Quantum dots (QDs) are technically nanocrystals - in some cases smaller than a virus - made from various semiconductor materials that exhibit special quantum mechanical characteristics. Of interest to display makers, as well as other industries in the optics field, are QDs' light-emitting properties. Specifically, the material can be "tuned," or manufactured, to emit very narrow spectrums of light.
According to the filing, the electronic properties of QDs are defined by their size and shape, meaning the colors emitted during excitation can be controlled through fabrication. Nanocrystal size and wavelength emission (more accurately bandgap energy) are inversely related, so the larger the QD, the smaller the emission frequency.
Applied to color, bigger dots will skew toward longer wavelengths like red, while smaller dots emit shorter, higher frequency wavelengths like violet. For example, a cadmium selenide quantum dot may be tuned to gradually reproducing the entire visible spectrum, ranging from approximately 460nm (blue) to 650nm (red). This ability to change color by varying nanocrystal size is unlike current phosphor- or organic-based LEDs, which emit light in a fixed spectrum.
In Apple's invention, as with other proposed implementations, a dichroic filter is disposed on a quantum dot-enhanced film (QDEF) in an red/blue/green (RGB) LCD display.
One embodiment calls for a non-QD light source that emits a blue light be combined with a light emitting layer of two QD groups, one red and one green. The layer, possibly a nano-film, is positioned above the first illumination source, thereby absorbing a portion of its blue light to emit red and green light. A second portion of the blue light is allowed to transmit through the QDEF.

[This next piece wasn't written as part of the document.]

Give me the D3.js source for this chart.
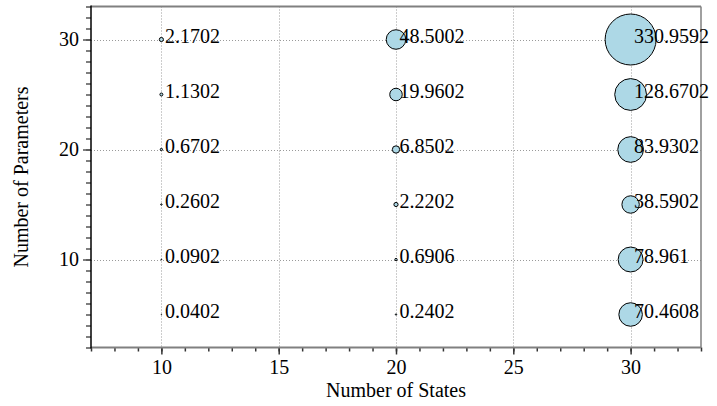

The dichroic filter above the QDEF then reflects some of the transmitted blue light back down to be recycled, while allowing an even smaller portion through as white light.
In the embodiment discussed at length in patent application's body, the display also implements an LCD that controls passage of the aforementioned white light through color filters arranged in subpixels. This would provide extremely accurate color reproduction.
A less confusing way to imagine Apple's invention would be to follow light emitted by the LED backlight unit. First, a normal blue LED emits light that is sent to a light guide panel. The LGP evenly distributes the light to the back of an LCD panel with color filters arranged in subpixels.
At this point, instead of using phosphors to produce red and green light, the QDEF's quantum dots are brought to photoluminescence by the blue light, which consequently produces red and green light. The dichroic filter then reflects some of the blue light transmitted through the QDEF back to the QDEF, thereby increasing excitation and red/green output.
Color gamuts of QDEF displays compared to sRGB and Adobe RGB.
The filing goes on to explain how brightness can be boosted using prisms and other light forming techniques. Also noted in detail are candidate semiconductor materials from which QDs and QDEFs can be fabricated in a non-toxic manner.
It is unclear if or when Apple will use quantum dot technology in its devices, though the company has a history of delivering some of the best displays in the industry. Recently, however, the colors reproduced by the iPad mini with Retina display were found by one study to be less accurate than competing tablets, possibly leaving some room for improvement.
Apple's quantum dot-enhanced display patent application was first filed for in 2012 and credits Chenhua You as its inventor.